Monsieur le président, monsieur le ministre, mes chers collègues, je tiens à saluer ce soir l'initiative du Gouvernement qui, par ce projet de loi, tend à améliorer les conditions de vie dans les territoires ultramarins. La problématique de la vie chère et la question du monopole sur les produits pétroliers sont autant de facteurs qui contribuent, depuis de nombreux mois, à fragiliser notre tissu économique et social.
Je voudrais donc porter de nouveau à votre connaissance les principaux facteurs de l'appauvrissement de nos compatriotes d'outre-mer.
Le taux de chômage ne cesse de croître. Alors qu'en France hexagonale, l'on s'émeut à juste titre d'avoir franchi la barre symbolique des 10 % de chômeurs, dans les territoires de France d'outre-mer nous serions heureux de redescendre à ce taux. À La Réunion, le taux de chômage dépasse 30 % en 2012, dont 65 % chez les moins de vingt-cinq ans.

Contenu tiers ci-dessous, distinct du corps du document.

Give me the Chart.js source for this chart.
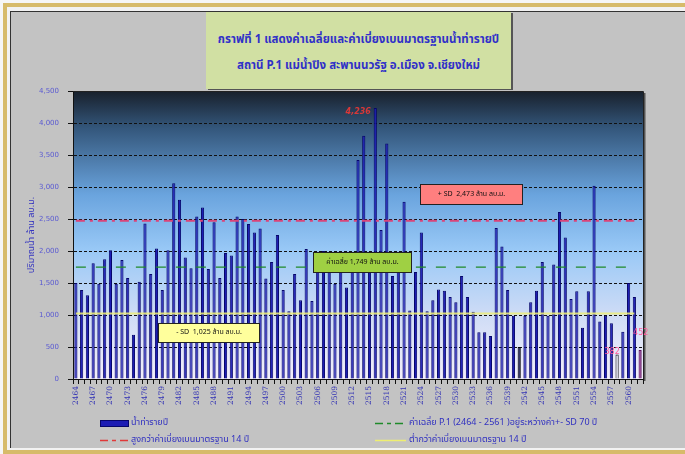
<!DOCTYPE html>
<html><head><meta charset="utf-8">
<script src="https://cdn.jsdelivr.net/npm/chart.js@4.4.1/dist/chart.umd.min.js"></script>
<style>
body{margin:0;width:685px;height:454px;overflow:hidden;background:#f6f6f6;font-family:"Noto Sans Thai","Noto Sans","DejaVu Sans",sans-serif;position:relative}
#frame{position:absolute;left:3px;top:3px;width:690px;height:443px;border-left:4px solid #d7bb6a;border-top:4px solid #d7bb6a;border-bottom:4px solid #d7bb6a;background:#f2f2f2}
#inner{position:absolute;left:10px;top:11px;width:680px;height:436px;background:#c3c3c3;border-left:1px solid #333;border-top:1px solid #333}
#c{position:absolute;left:0;top:0}
#title{position:absolute;left:206px;top:12px;width:305px;height:77px;background:#d1e0a3;box-shadow:2px 1px 0 #555;color:#3030c8;text-align:center;font-size:11.5px;font-weight:bold}
#title div{position:absolute;left:0;width:100%;white-space:nowrap}
.lg{position:absolute;font-size:9px;color:#3030c0;white-space:nowrap;line-height:12px}
.lg svg{position:absolute;left:0;top:0}
</style></head>
<body>
<div id="frame"></div>
<div id="inner"></div>
<div id="title"><div style="top:19px">กราฟที่ 1 แสดงค่าเฉลี่ยและค่าเบี่ยงเบนมาตรฐานน้ำท่ารายปี</div><div style="top:45px">สถานี P.1 แม่น้ำปิง สะพานนวรัฐ อ.เมือง จ.เชียงใหม่</div></div>
<canvas id="c" width="685" height="454"></canvas>
<div class="lg" style="left:100px;top:417px;width:200px;height:12px"><svg width="30" height="12"><rect x="0.5" y="3.5" width="28" height="6" fill="#1c1cb4" stroke="#06066a"/></svg><span style="position:absolute;left:31px;top:-1px">น้ำท่ารายปี</span></div>
<div class="lg" style="left:100px;top:434px;width:220px;height:12px"><svg width="30" height="12"><line x1="0" y1="6.5" x2="29" y2="6.5" stroke="#e03a3a" stroke-width="1.5" stroke-dasharray="8,4,4,4"/></svg><span style="position:absolute;left:31px;top:-1px">สูงกว่าค่าเบี่ยงเบนมาตรฐาน 14 ปี</span></div>
<div class="lg" style="left:375px;top:417px;width:300px;height:12px"><svg width="32" height="12"><line x1="0" y1="6.5" x2="31" y2="6.5" stroke="#1f8a2a" stroke-width="1.5" stroke-dasharray="8,4,4,4"/></svg><span style="position:absolute;left:34px;top:-1px">ค่าเฉลี่ย P.1 (2464 - 2561 )อยู่ระหว่างค่า+- SD 70 ปี</span></div>
<div class="lg" style="left:375px;top:434px;width:220px;height:12px"><svg width="32" height="12"><line x1="0" y1="6.5" x2="31" y2="6.5" stroke="#eeee70" stroke-width="1.5"/></svg><span style="position:absolute;left:34px;top:-1px">ต่ำกว่าค่าเบี่ยงเบนมาตรฐาน 14 ปี</span></div>
<script>
// ---- data ----
const years = [2464,2465,2466,2467,2468,2469,2470,2471,2472,2473,2474,2475,2476,2477,2478,2479,2480,2481,2482,2483,
2484,2485,2486,2487,2488,2489,2490,2491,2492,2493,2494,2495,2496,2497,2498,2499,2500,2501,2502,2503,
2504,2505,2506,2507,2508,2509,2510,2511,2512,2513,2514,2515,2516,2517,2518,2519,2520,2521,2522,2523,
2524,2525,2526,2527,2528,2529,2530,2531,2532,2533,2534,2535,2536,2537,2538,2539,2540,2541,2542,2543,
2544,2545,2546,2547,2548,2549,2550,2551,2552,2553,2554,2555,2556,2557,2558,2559,2560,2561,2562];
const annualRunoff = [1500,1390,1310,1810,1490,1870,2010,1490,1860,1580,690,1520,2430,1640,2040,1390,2010,3060,2800,1900,
1730,2540,2680,1720,2450,1580,1970,1930,2540,2500,2420,2290,2350,1570,1830,2250,1390,1060,1640,1230,
2030,1220,1800,2000,1750,1490,1700,1430,1700,3420,3800,1800,4236,2330,3680,1610,1700,2770,1070,1670,
2290,1060,1230,1400,1380,1280,1200,1610,1280,1050,730,730,670,2360,2070,1390,990,500,990,1200,
1380,1830,990,1790,2610,2210,1250,1370,800,1370,3020,900,990,870,382,740,1500,1280,452];
const MEAN_VALUE = 1749;
const SD_PLUS = 2473;
const SD_MINUS = 1025;
const LINE_START = '2464', LINE_END = '2561';
const yTicks = [0,500,1000,1500,2000,2500,3000,3500,4000,4500];
const labels = years.map(String);
const fmt = v => v.toLocaleString('en-US');

const bgPlugin = {
  id: 'bg',
  beforeDraw(chart) {
    const {ctx, chartArea: a} = chart;
    const g = ctx.createLinearGradient(0, a.top, 0, a.bottom);
    g.addColorStop(0, '#18202b');
    g.addColorStop(0.13, '#34577c');
    g.addColorStop(0.36, '#6aa4de');
    g.addColorStop(0.55, '#98c8f6');
    g.addColorStop(0.78, '#cfdcf6');
    g.addColorStop(1, '#f3effa');
    ctx.save();
    ctx.fillStyle = g;
    ctx.fillRect(a.left, a.top, a.right - a.left, a.bottom - a.top);
    ctx.restore();
  },
  afterDatasetsDraw(chart) {
    const {ctx, chartArea: a, scales: {x, y}} = chart;
    ctx.save();
    ctx.strokeStyle = '#222'; ctx.lineWidth = 1;
    ctx.beginPath();
    ctx.moveTo(a.left, a.top + 0.5); ctx.lineTo(a.right + 0.5, a.top + 0.5); ctx.lineTo(a.right + 0.5, a.bottom);
    ctx.stroke();
    ctx.fillStyle = '#555';
    ctx.fillRect(a.right + 1, a.top + 2, 1.5, a.bottom - a.top);
    const box = (i0, i1, vTop, vBot, fill, text) => {
      const l = Math.round(x.getPixelForValue(i0)) + 0.5, r = Math.round(x.getPixelForValue(i1)) + 0.5;
      const t = Math.round(y.getPixelForValue(vTop)) + 0.5, b = Math.round(y.getPixelForValue(vBot)) + 0.5;
      ctx.fillStyle = fill; ctx.fillRect(l, t, r - l, b - t);
      ctx.strokeStyle = '#222'; ctx.lineWidth = 1; ctx.strokeRect(l, t, r - l, b - t);
      ctx.fillStyle = '#111'; ctx.font = '7px "Noto Sans Thai","DejaVu Sans",sans-serif';
      ctx.textAlign = 'center'; ctx.textBaseline = 'middle';
      ctx.fillText(text, (l + r) / 2, (t + b) / 2);
    };
    box(14.3, 31.8, 875, 578, '#ffff9c', '- SD  ' + fmt(SD_MINUS) + ' ล้าน ลบ.ม.');
    box(41.2, 58.2, 1984, 1672, '#9fd043', 'ค่าเฉลี่ย ' + fmt(MEAN_VALUE) + ' ล้าน ลบ.ม.');
    box(59.8, 77.5, 3047, 2734, '#ff7f7f', '+ SD  ' + fmt(SD_PLUS) + ' ล้าน ลบ.ม.');
    const iMax = annualRunoff.indexOf(Math.max(...annualRunoff));
    ctx.font = 'italic bold 8px "DejaVu Sans",sans-serif';
    ctx.fillStyle = '#d83838'; ctx.textAlign = 'center'; ctx.textBaseline = 'middle';
    ctx.fillText(fmt(annualRunoff[iMax]), x.getPixelForValue(iMax) - 17, y.getPixelForValue(4170));
    ctx.font = '8px "DejaVu Sans",sans-serif';
    ctx.fillStyle = '#ff5a9a';
    const i58 = years.indexOf(2558), i62 = years.indexOf(2562);
    ctx.fillText(String(annualRunoff[i58]), x.getPixelForValue(i58) - 5, y.getPixelForValue(420));
    ctx.textAlign = 'left';
    ctx.fillText(String(annualRunoff[i62]), x.getPixelForValue(i62) - 7, y.getPixelForValue(720));
    ctx.restore();
  }
};

const barColor = c => {
  const yr = years[c.dataIndex];
  if (yr === 2562) return '#7a1f7a';
  if (yr === 2558) return '#e6e6f6';
  if (yr === 2541) return '#14144c';
  return '#1c1cb4';
};
const barBorder = c => {
  const yr = years[c.dataIndex];
  if (yr === 2562) return '#5a0f5a';
  if (yr === 2558 || yr === 2541) return '#000';
  return '#06066a';
};

new Chart(document.getElementById('c'), {
  type: 'bar',
  data: {
    labels: labels,
    datasets: [
      {type:'line', label:'+SD', data:[{x:LINE_START,y:SD_PLUS},{x:LINE_END,y:SD_PLUS}], borderColor:'#d9457a', borderWidth:2, borderDash:[9,5,3,5], pointRadius:0, order:0},
      {type:'line', label:'mean', data:[{x:LINE_START,y:MEAN_VALUE},{x:LINE_END,y:MEAN_VALUE}], borderColor:'#1f8a2a', borderWidth:1.2, borderDash:[10,10], pointRadius:0, order:0},
      {type:'line', label:'-SD', data:[{x:LINE_START,y:SD_MINUS},{x:LINE_END,y:SD_MINUS}], borderColor:'rgba(240,240,120,0.85)', borderWidth:2, pointRadius:0, order:0},
      {type:'bar', label:'น้ำท่ารายปี', data: annualRunoff, backgroundColor: barColor, borderColor: barBorder, borderWidth: 1, barPercentage: 0.55, categoryPercentage: 1, order: 1}
    ]
  },
  options: {
    responsive: false, animation: false, devicePixelRatio: 1,
    layout: {padding: {top: 91, right: 42, left: 0, bottom: 0}},
    plugins: {legend: {display: false}, tooltip: {enabled: false}},
    scales: {
      x: {
        offset: true,
        grid: {display: true, drawOnChartArea: false, tickLength: 5, color: '#111', offset: true},
        border: {color: '#111'},
        ticks: {
          autoSkip: false, minRotation: 90, maxRotation: 90, padding: 2,
          color: '#3535b5', font: {family: '"DejaVu Serif","Liberation Serif",serif', size: 7.5},
          callback: (v, i) => (i % 3 === 0 ? labels[i] : '')
        },
        afterFit: s => { s.height = 75; }
      },
      y: {
        min: 0, max: 4500,
        afterBuildTicks: s => { s.ticks = yTicks.map(v => ({value: v})); },
        grid: {color: (c) => c.tick && c.tick.value === 0 ? 'rgba(0,0,0,0)' : '#111', tickLength: 5, tickColor: '#111', tickBorderDash: [], drawTicks: true},
        border: {color: '#111', dash: [3, 2]},
        ticks: {color: '#5a5ad2', font: {family: '"DejaVu Sans",sans-serif', size: 7}, padding: 9, callback: v => fmt(v)},
        title: {display: true, text: 'ปริมาณน้ำ ล้าน ลบ.ม.', color: '#3535c0', font: {family: '"Noto Sans Thai","DejaVu Sans",sans-serif', size: 9}, padding: {top: 27, bottom: 0}},
        afterFit: s => { s.width = 73; }
      }
    }
  },
  plugins: [bgPlugin]
});
</script>
</body></html>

Le marché du travail métropolitain et européen est peu accessible à nos jeunes du fait, notamment, du prix trop élevé des billets d'avion, ce qui réduit les perspectives de mobilité.
Autre facteur déterminant : des entreprises en grandes difficultés économiques, conséquence directe de l'arrêt des grands chantiers et d'une économie locale en récession.
À cela s'ajoute une érosion du pouvoir d'achat, qui nourrit un sentiment d'injustice, avec des produits alimentaires jusqu'à 60 % plus chers qu'en France hexagonale et une augmentation continue du prix des carburants, qui vient grever encore plus le revenu des ménages dans une île en mal de transports collectifs performants.
L'urgence sociale va grandissant avec de plus en plus de factures d'eau et d'électricité impayées, de loyers non honorés et de familles expulsées. La plupart des retraités touchent le minimum vieillesse, soit moins de 450 euros par mois.
Enfin, plus inquiétant encore, nous devons faire face à un accroissement du nombre des violences intrafamiliales, essentiellement dû à la détresse sociale.
Chacun de ces éléments contribue à la paupérisation de notre île. Ce que je viens de vous énoncer à l'instant nous prouve à tous combien cette loi est attendue par la population : elle doit absolument être efficace et apporter des résultats probants dans les mois qui suivent sa promulgation.
J'ai bien conscience du fait que le coût des matières premières est soumis aux fluctuations des prix sur les marchés. Pour autant, la cherté de la vie à La Réunion est liée à son histoire car en réalité nous avons conservé la culture de l'économie de comptoir. Si le monopole de droit est banni, un monopole de fait existe bel et bien : il est le fruit de cette histoire coloniale. Quand je dis monopole de fait, il s'agit en réalité d'ententes illicites.
Certains cherchent à justifier ces marges par le coût des transports et la distance. Or, avec la mondialisation, l'offre des transports s'est accrue. Pourquoi dès lors les prix des produits restent-ils élevés ? Il est important que le législateur intervienne pour rapprocher les marges réalisées en outre-mer de celles pratiquées en France hexagonale.
Prenons l'exemple des aubergines, non soumises à l'octroi de mer, qui sont vendues dans un supermarché à Annemasse 99 centimes d'euro le kilo contre 1,45 euro le kilo dans un supermarché de Saint-Pierre, soit plus de 46,46 % d'écart !
Pour rendre plus efficace le présent projet de loi qui doit lutter contre la vie chère, je propose quatre amendements.
Le premier a pour objectif de permettre à l'Autorité de la concurrence, dès que la loi sera votée, d'agir concrètement pour que les marges pratiquées en outre-mer ne soient plus supérieures à celles pratiquées dans la France hexagonale.
Un deuxième amendement vise à permettre à l'Autorité de la concurrence, par décret en Conseil d'État, de réglementer le prix des billets d'avion sur les trajets entre la France d'outre-mer et la France hexagonale.
Le troisième tend à autoriser l'Autorité de la concurrence à encadrer les tarifs des établissements bancaires, anormalement élevés dans la France d'outre-mer.
Le quatrième, enfin, vise à favoriser l'abaissement des coûts et l'amélioration de la qualité des télécommunications en outre-mer, dans l'intérêt des consommateurs.
Pour conclure, je dirai que la production locale reste l'un des grands sujets que nous devrons aborder dans les prochains mois afin d'aller encore plus loin pour redresser le pouvoir d'achat. (Applaudissements sur les bancs des groupes RRDP et SRC.)